I´m in Eastern Europe, starting out along the southern Adriatic Coast of Albania in the capitol city of Tirana. I’m on a cultural tour of the region that has no particular focus, with a friend who needed a roommate. It would never have occured to me to put this on a travel bucket list, but I´m glad I did.
I call this Eastern Europe because it was once part of the Communist bloc pre-Gorbachev, that turned it’s loyalties to China and Mao, a stricter version communism after Glasnost.
This is a developing country. It broke its shackles of repression after more than 30 years of isolation, forced labor camps, concentration camps, and extermination of liberal opposition. This is a city of bunkers built between 1960´s and 1980´s out of paranoid fear of invasion by foreign powers. By 1983, over 173,000 bunkers were built. Tirana today dedicated two to the martyrs who died in opposition, a memorial to a holocaust.
With this in mind, the group I´m traveling with visited the National History Museum. The galleries are devoted to Albania history with ties to Greece, Italy, Macedonia and the Ottoman Empire. Artifacts, including marble busts, bronze weapons and jewelry from archeological sites are on display here.
An entire gallery is devoted to remembering those who suffered and died under the regime of Enver Hoxha. Here, I cried. This is fresh history. Recent history. Living history. And politics here is everywhere.
Albanians love Americans. Woodrow Wilson said Albania should be independent after the Balkans were divided after WWI. In 2007, George W. Bush was the first US president to visit here. Two young students told me it is their dream to go to America. It is heartwarming to be welcomed so enthusiastically by people we meet. The history is dark, yet there is a sunrise to the east in the second poorest (only to Kosovo) country in Europe.

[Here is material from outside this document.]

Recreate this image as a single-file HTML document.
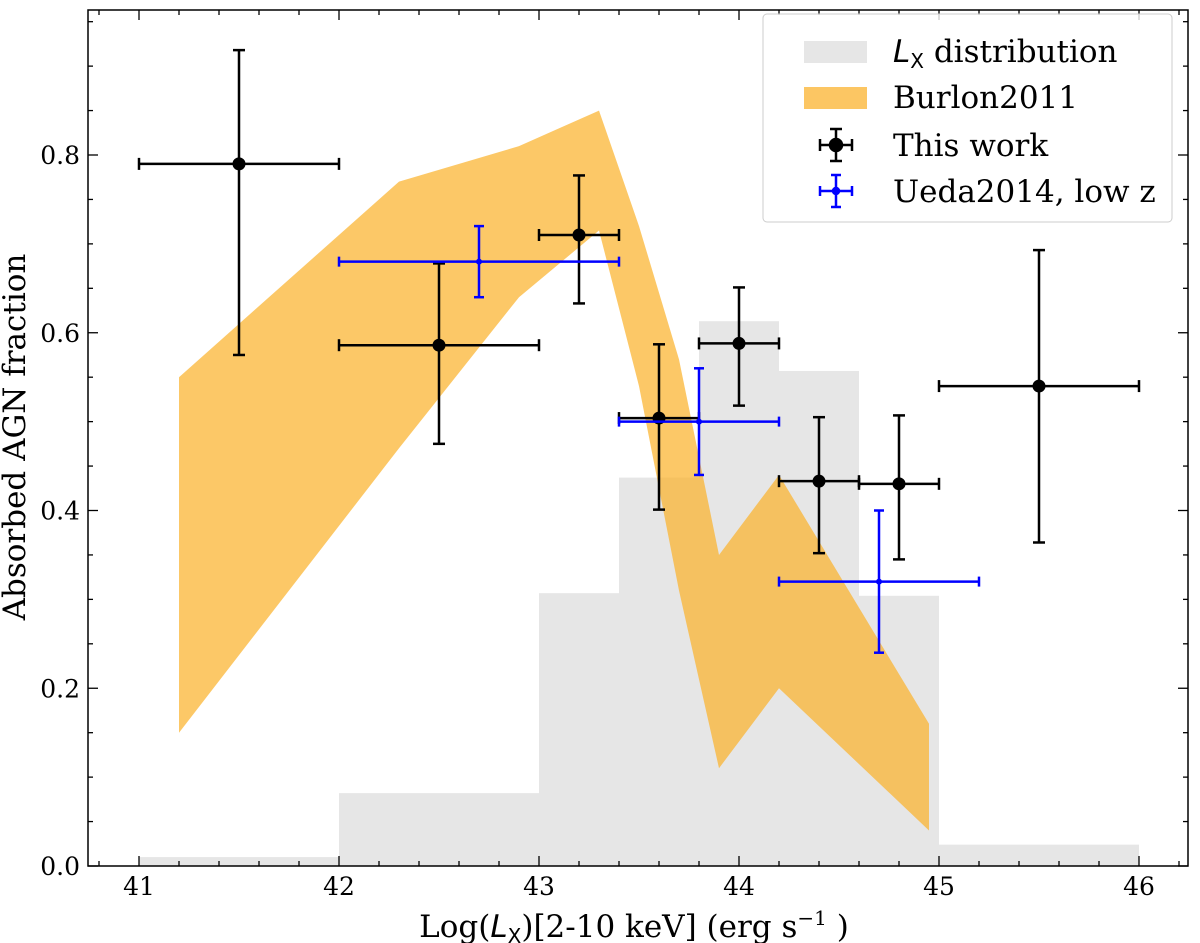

There is a small gift shop at National History Museum. It is filled mostly with vintage textiles that are 60 to 80 years old. The cloth is handwoven wool or cotton, embellished with embroidery or appliqué. The symbol of the country, the double-headed eagle, reminds me of some of the indigenous regions of Oaxaca where the same iconography is central to the language of cloth.
I see weaving patterns that look like Zapotec rugs. I see tiny joining stitches that looks like Mexican randa. I see belts woven on backstrap looms embellished with fringed and wrapped tassels. I see the creativity of a people who desired to adorn themselves in beauty, a consistent them worldwide.
There are mostly European visitors here in this city of one million people, in this country of three million. We were told that there are six million visitors here annually now and the country is struggling to keep up with tourism infrastructure. The time to come here is now!
I am meandering on my own after the museum. I want to go to New Market and head in the direction a museum guard points me to. At a corner, I hesitate. I ask two young people where to find it.
That’s how I meet Casey and Ben. They speak English. I ask them if they will be my guide for the afternoon. They have free time. They are university students starting their first year, and classes are delayed because the registration system is kerfluffled. Along the way they tell me that young people don’t stay here. There is huge unemployment and the jobs are in Italy or Germany. Their dream is to go to the US. They are delighted to help me and I am delighted to give them each 500 Lek, about $5 USD each. Lucky us!
After New Market, I continue on my own to Oda Restaurant and have a traditional Albanian lunch of stuffed eggplant with veggies, corn bread and beer. Then, back to Hotel Rogner for a rest.
Tomorrow, we are off to Montenegro. Who knows what I’ll find there!